-- Exercise --
Take the lines from the top down to and including the one with "fig = go.Figure()" and repeat them exactly. Omit images.

-- Supplied information --
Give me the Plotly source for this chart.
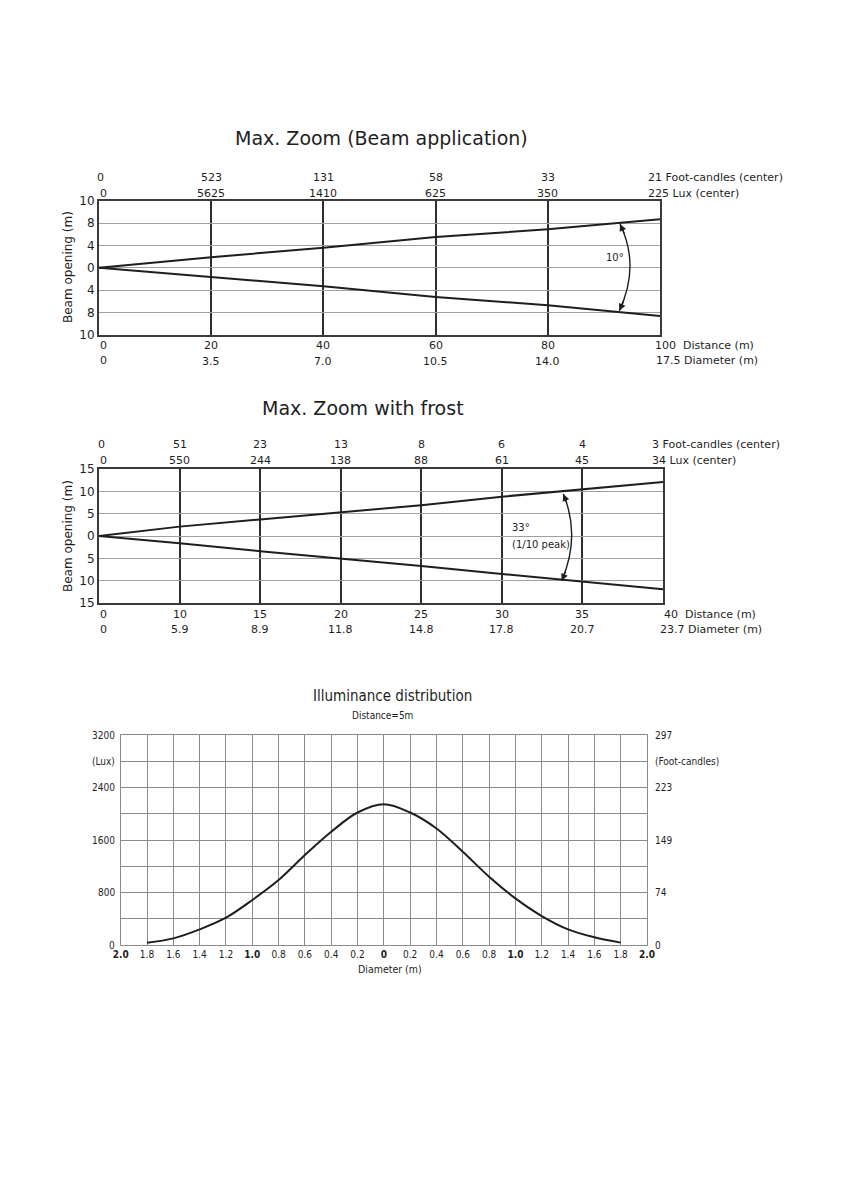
import plotly.graph_objects as go

W, H = 843, 1192


def PX(x):
    return x / W


def PY(y):
    return 1 - y / H


FONT = "DejaVu Sans"
FONT3 = "DejaVu Sans Condensed, DejaVu Sans"
INK = "#1e1e1e"
NB = "\u00a0"

# ---------------- data ----------------
# Chart 1: Max. Zoom (Beam application)
c1_distance = [0, 20, 40, 60, 80, 100]
c1_diameter = ["0", "3.5", "7.0", "10.5", "14.0", "17.5"]
c1_footcandles = ["0", "523", "131", "58", "33", "21"]
c1_lux = ["0", "5625", "1410", "625", "350", "225"]
c1_beam_upper = [0, 1.9, 3.6, 5.5, 6.9, 8.7]
c1_beam_lower = [0, -1.7, -3.3, -5.2, -6.7, -8.6]
c1_ytick_vals = [-12, -8, -4, 0, 4, 8, 12]
c1_ytick_text = ["10", "8", "4", "0", "4", "8", "10"]

# Chart 2: Max. Zoom with frost
c2_distance = ["0", "10", "15", "20", "25", "30", "35", "40"]
c2_diameter = ["0", "5.9", "8.9", "11.8", "14.8", "17.8", "20.7", "23.7"]
c2_footcandles = ["0", "51", "23", "13", "8", "6", "4", "3"]
c2_lux = ["0", "550", "244", "138", "88", "61", "45", "34"]
c2_beam_upper = [0, 2.1, 3.7, 5.3, 6.9, 8.8, 10.4, 12.1]
c2_beam_lower = [0, -1.6, -3.4, -5.0, -6.7, -8.5, -10.2, -11.9]
c2_ytick_vals = [-15, -10, -5, 0, 5, 10, 15]
c2_ytick_text = ["15", "10", "5", "0", "5", "10", "15"]

# Chart 3: Illuminance distribution
c3_diameter = [-1.8, -1.6, -1.4, -1.2, -1.0, -0.8, -0.6, -0.4, -0.2, 0.0,
               0.2, 0.4, 0.6, 0.8, 1.0, 1.2, 1.4, 1.6, 1.8]
c3_lux = [36, 101, 238, 416, 685, 989, 1370, 1725, 2019, 2146,
          2019, 1776, 1421, 1040, 710, 441, 238, 117, 36]
c3_xtick_vals = [-2.0, -1.8, -1.6, -1.4, -1.2, -1.0, -0.8, -0.6, -0.4, -0.2, 0.0,
                 0.2, 0.4, 0.6, 0.8, 1.0, 1.2, 1.4, 1.6, 1.8, 2.0]
c3_xtick_text = ["<b>2.0</b>", "1.8", "1.6", "1.4", "1.2", "<b>1.0</b>", "0.8", "0.6", "0.4", "0.2",
                 "<b>0</b>", "0.2", "0.4", "0.6", "0.8", "<b>1.0</b>", "1.2", "1.4", "1.6", "1.8",
                 "<b>2.0</b>"]
c3_lux_ticks = [0, 800, 1600, 2400, 3200]
c3_fc_ticks = [0, 74, 149, 223, 297]

# ---------------- figure ----------------
fig = go.Figure()

beam_line = dict(color=INK, width=2)
fig.add_trace(go.Scatter(x=c1_distance, y=c1_beam_upper, mode="lines", line=beam_line,
                         xaxis="x", yaxis="y", hoverinfo="skip"))
fig.add_trace(go.Scatter(x=c1_distance, y=c1_beam_lower, mode="lines", line=beam_line,
                         xaxis="x", yaxis="y", hoverinfo="skip"))
fig.add_trace(go.Scatter(x=c2_distance, y=c2_beam_upper, mode="lines", line=beam_line,
                         xaxis="x2", yaxis="y2", hoverinfo="skip"))
fig.add_trace(go.Scatter(x=c2_distance, y=c2_beam_lower, mode="lines", line=beam_line,
                         xaxis="x2", yaxis="y2", hoverinfo="skip"))
fig.add_trace(go.Scatter(x=c3_diameter, y=c3_lux, mode="lines",
                         line=dict(color=INK, width=2, shape="spline", smoothing=1.0),
                         xaxis="x3", yaxis="y3", hoverinfo="skip"))

frame_dark = dict(showline=True, mirror=True, linecolor="#3a3a3a", linewidth=2,
                  zeroline=False, ticks="", automargin=False)
ytickfont = dict(family=FONT, size=12, color=INK)

layout = dict(
    template="none",
    width=W, height=H,
    autosize=False,
    margin=dict(l=0, r=0, t=0, b=0, pad=0),
    paper_bgcolor="white", plot_bgcolor="white",
    showlegend=False,
    xaxis=dict(domain=[PX(99), PX(660)], range=[0, 100], tickvals=c1_distance,
               showticklabels=False, showgrid=True, gridcolor="#2e2e2e", gridwidth=2,
               anchor="y", **frame_dark),
    yaxis=dict(domain=[PY(335), PY(200.7)], range=[-12, 12], tickvals=c1_ytick_vals,
               ticktext=c1_ytick_text, showgrid=True, gridcolor="#a0a0a0", gridwidth=1,
               tickfont=ytickfont, anchor="x", **frame_dark),
    xaxis2=dict(domain=[PX(99), PX(663)], type="category", range=[0, 7],
                showticklabels=False, showgrid=True, gridcolor="#2e2e2e", gridwidth=2,
                anchor="y2", **frame_dark),
    yaxis2=dict(domain=[PY(603), PY(469)], range=[-15, 15], tickvals=c2_ytick_vals,
                ticktext=c2_ytick_text, showgrid=True, gridcolor="#a0a0a0", gridwidth=1,
                tickfont=ytickfont, anchor="x2", **frame_dark),
    xaxis3=dict(domain=[PX(120.7), PX(647)], range=[-2, 2], tickvals=c3_xtick_vals,
                ticktext=c3_xtick_text, showgrid=True, gridcolor="#8c8c8c", gridwidth=1,
                showline=True, mirror=True, linecolor="#8c8c8c", linewidth=1,
                zeroline=False, ticks="", tickfont=dict(family=FONT3, size=10, color=INK),
                anchor="y3", automargin=False),
    yaxis3=dict(domain=[PY(945), PY(735)], range=[0, 3200], dtick=400, tick0=0,
                showticklabels=False, showgrid=True, gridcolor="#8c8c8c", gridwidth=1,
                showline=True, mirror=True, linecolor="#8c8c8c", linewidth=1,
                zeroline=False, ticks="", anchor="x3", automargin=False),
)

ann = []


def text(x, y, t, size=11, family=FONT, xanchor="center", xref="paper", xshift=0,
         textangle=0, yref="paper"):
    ann.append(dict(x=x, y=y, xref=xref, yref=yref, text=t, showarrow=False,
                    xanchor=xanchor, yanchor="middle", xshift=xshift, textangle=textangle,
                    font=dict(family=family, size=size, color=INK)))


# titles
text(PX(381), PY(138), "Max. Zoom (Beam application)", size=19)
text(PX(363), PY(408), "Max. Zoom with frost", size=19)
text(PX(392), PY(696), "Illuminance distribution", size=15, family=FONT3)
text(PX(382), PY(715), "Distance=5m", size=10, family=FONT3)
text(PX(390), PY(969), "Diameter (m)", size=10.5, family=FONT3)

# y-axis titles
text(PX(68), PY(267), "Beam opening (m)", size=12, textangle=-90)
text(PX(68), PY(536), "Beam opening (m)", size=12, textangle=-90)

# chart 1 header / footer rows
n1 = len(c1_distance)
for i, d in enumerate(c1_distance):
    if i == 0:
        text(d, PY(177), c1_footcandles[i], xref="x", xshift=1)
        text(d, PY(193), c1_lux[i], xref="x", xanchor="left", xshift=-1)
        text(d, PY(346), str(d), xref="x", xanchor="left", xshift=-1)
        text(d, PY(360), c1_diameter[i], xref="x", xanchor="left", xshift=-1)
    elif i == n1 - 1:
        text(d, PY(177), c1_footcandles[i] + " Foot-candles (center)", xref="x",
             xanchor="left", xshift=-14)
        text(d, PY(193), c1_lux[i] + " Lux (center)", xref="x", xanchor="left", xshift=-14)
        text(d, PY(346), str(d) + NB + " Distance (m)", xref="x", xanchor="left", xshift=-7)
        text(d, PY(360), c1_diameter[i] + " Diameter (m)", xref="x", xanchor="left", xshift=-6)
    else:
        text(d, PY(177), c1_footcandles[i], xref="x")
        text(d, PY(193), c1_lux[i], xref="x")
        text(d, PY(345), str(d), xref="x")
        text(d, PY(361), c1_diameter[i], xref="x")

# chart 2 header / footer rows
n2 = len(c2_distance)
for i, d in enumerate(c2_distance):
    if i == 0:
        text(i, PY(444), c2_footcandles[i], xref="x2", xshift=2)
        text(i, PY(460), c2_lux[i], xref="x2", xanchor="left", xshift=-1)
        text(i, PY(614), d, xref="x2", xanchor="left", xshift=-1)
        text(i, PY(629), c2_diameter[i], xref="x2", xanchor="left", xshift=-1)
    elif i == n2 - 1:
        text(i, PY(444), c2_footcandles[i] + " Foot-candles (center)", xref="x2",
             xanchor="left", xshift=-13)
        text(i, PY(460), c2_lux[i] + " Lux (center)", xref="x2", xanchor="left", xshift=-13)
        text(i, PY(614), d + NB + " Distance (m)", xref="x2", xanchor="left", xshift=-1)
        text(i, PY(629), c2_diameter[i] + " Diameter (m)", xref="x2", xanchor="left", xshift=-5)
    else:
        text(i, PY(444), c2_footcandles[i], xref="x2")
        text(i, PY(460), c2_lux[i], xref="x2")
        text(i, PY(614), d, xref="x2")
        text(i, PY(629), c2_diameter[i], xref="x2")

# chart 3 side labels
for v in c3_lux_ticks:
    text(PX(116.5), v, str(v), size=10, family=FONT3, xanchor="right", yref="y3")
text(PX(116.5), 2800, "(Lux)", size=10, family=FONT3, xanchor="right", yref="y3")
for v, fc in zip(c3_lux_ticks, c3_fc_ticks):
    text(PX(653), v, str(fc), size=10, family=FONT3, xanchor="left", yref="y3")
text(PX(653), 2800, "(Foot-candles)", size=10, family=FONT3, xanchor="left", yref="y3")

# angle annotations
text(PX(626), PY(258), "10°", size=10, xanchor="right")
text(PX(510), PY(527), "33°", size=10, xanchor="left")
text(PX(510), PY(544), "(1/10 peak)", size=10, xanchor="left")


def arrow(x, y, ax, ay):
    ann.append(dict(x=PX(x), y=PY(y), xref="paper", yref="paper", text="", showarrow=True,
                    ax=ax, ay=ay, arrowhead=2, arrowsize=1, arrowwidth=1.4,
                    arrowcolor=INK, standoff=0))


arrow(620, 224, 5, 11)
arrow(619.3, 310.7, 5, -11)
arrow(563.3, 494, 4, 10)
arrow(561.7, 580.7, 4.5, -10.5)


def arc(p0, c, p2):
    return dict(type="path", xref="paper", yref="paper",
                path=f"M {PX(p0[0])},{PY(p0[1])} Q {PX(c[0])},{PY(c[1])} {PX(p2[0])},{PY(p2[1])}",
                line=dict(color=INK, width=1.4))


shapes = [
    arc((620, 224), (640.35, 266.05), (619.3, 310.7)),
    arc((563.3, 494), (580.9, 536.05), (561.7, 580.7)),
]

layout["annotations"] = ann
layout["shapes"] = shapes
fig.update_layout(**layout)

fig.write_html("out.html", config={"responsive": False, "displayModeBar": False},
               post_script="document.body.style.margin='0px';")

-- Finished exercise --
Give me the Plotly source for this chart.
import plotly.graph_objects as go

W, H = 843, 1192


def PX(x):
    return x / W


def PY(y):
    return 1 - y / H


FONT = "DejaVu Sans"
FONT3 = "DejaVu Sans Condensed, DejaVu Sans"
INK = "#1e1e1e"
NB = "\u00a0"

# ---------------- data ----------------
# Chart 1: Max. Zoom (Beam application)
c1_distance = [0, 20, 40, 60, 80, 100]
c1_diameter = ["0", "3.5", "7.0", "10.5", "14.0", "17.5"]
c1_footcandles = ["0", "523", "131", "58", "33", "21"]
c1_lux = ["0", "5625", "1410", "625", "350", "225"]
c1_beam_upper = [0, 1.9, 3.6, 5.5, 6.9, 8.7]
c1_beam_lower = [0, -1.7, -3.3, -5.2, -6.7, -8.6]
c1_ytick_vals = [-12, -8, -4, 0, 4, 8, 12]
c1_ytick_text = ["10", "8", "4", "0", "4", "8", "10"]

# Chart 2: Max. Zoom with frost
c2_distance = ["0", "10", "15", "20", "25", "30", "35", "40"]
c2_diameter = ["0", "5.9", "8.9", "11.8", "14.8", "17.8", "20.7", "23.7"]
c2_footcandles = ["0", "51", "23", "13", "8", "6", "4", "3"]
c2_lux = ["0", "550", "244", "138", "88", "61", "45", "34"]
c2_beam_upper = [0, 2.1, 3.7, 5.3, 6.9, 8.8, 10.4, 12.1]
c2_beam_lower = [0, -1.6, -3.4, -5.0, -6.7, -8.5, -10.2, -11.9]
c2_ytick_vals = [-15, -10, -5, 0, 5, 10, 15]
c2_ytick_text = ["15", "10", "5", "0", "5", "10", "15"]

# Chart 3: Illuminance distribution
c3_diameter = [-1.8, -1.6, -1.4, -1.2, -1.0, -0.8, -0.6, -0.4, -0.2, 0.0,
               0.2, 0.4, 0.6, 0.8, 1.0, 1.2, 1.4, 1.6, 1.8]
c3_lux = [36, 101, 238, 416, 685, 989, 1370, 1725, 2019, 2146,
          2019, 1776, 1421, 1040, 710, 441, 238, 117, 36]
c3_xtick_vals = [-2.0, -1.8, -1.6, -1.4, -1.2, -1.0, -0.8, -0.6, -0.4, -0.2, 0.0,
                 0.2, 0.4, 0.6, 0.8, 1.0, 1.2, 1.4, 1.6, 1.8, 2.0]
c3_xtick_text = ["<b>2.0</b>", "1.8", "1.6", "1.4", "1.2", "<b>1.0</b>", "0.8", "0.6", "0.4", "0.2",
                 "<b>0</b>", "0.2", "0.4", "0.6", "0.8", "<b>1.0</b>", "1.2", "1.4", "1.6", "1.8",
                 "<b>2.0</b>"]
c3_lux_ticks = [0, 800, 1600, 2400, 3200]
c3_fc_ticks = [0, 74, 149, 223, 297]

# ---------------- figure ----------------
fig = go.Figure()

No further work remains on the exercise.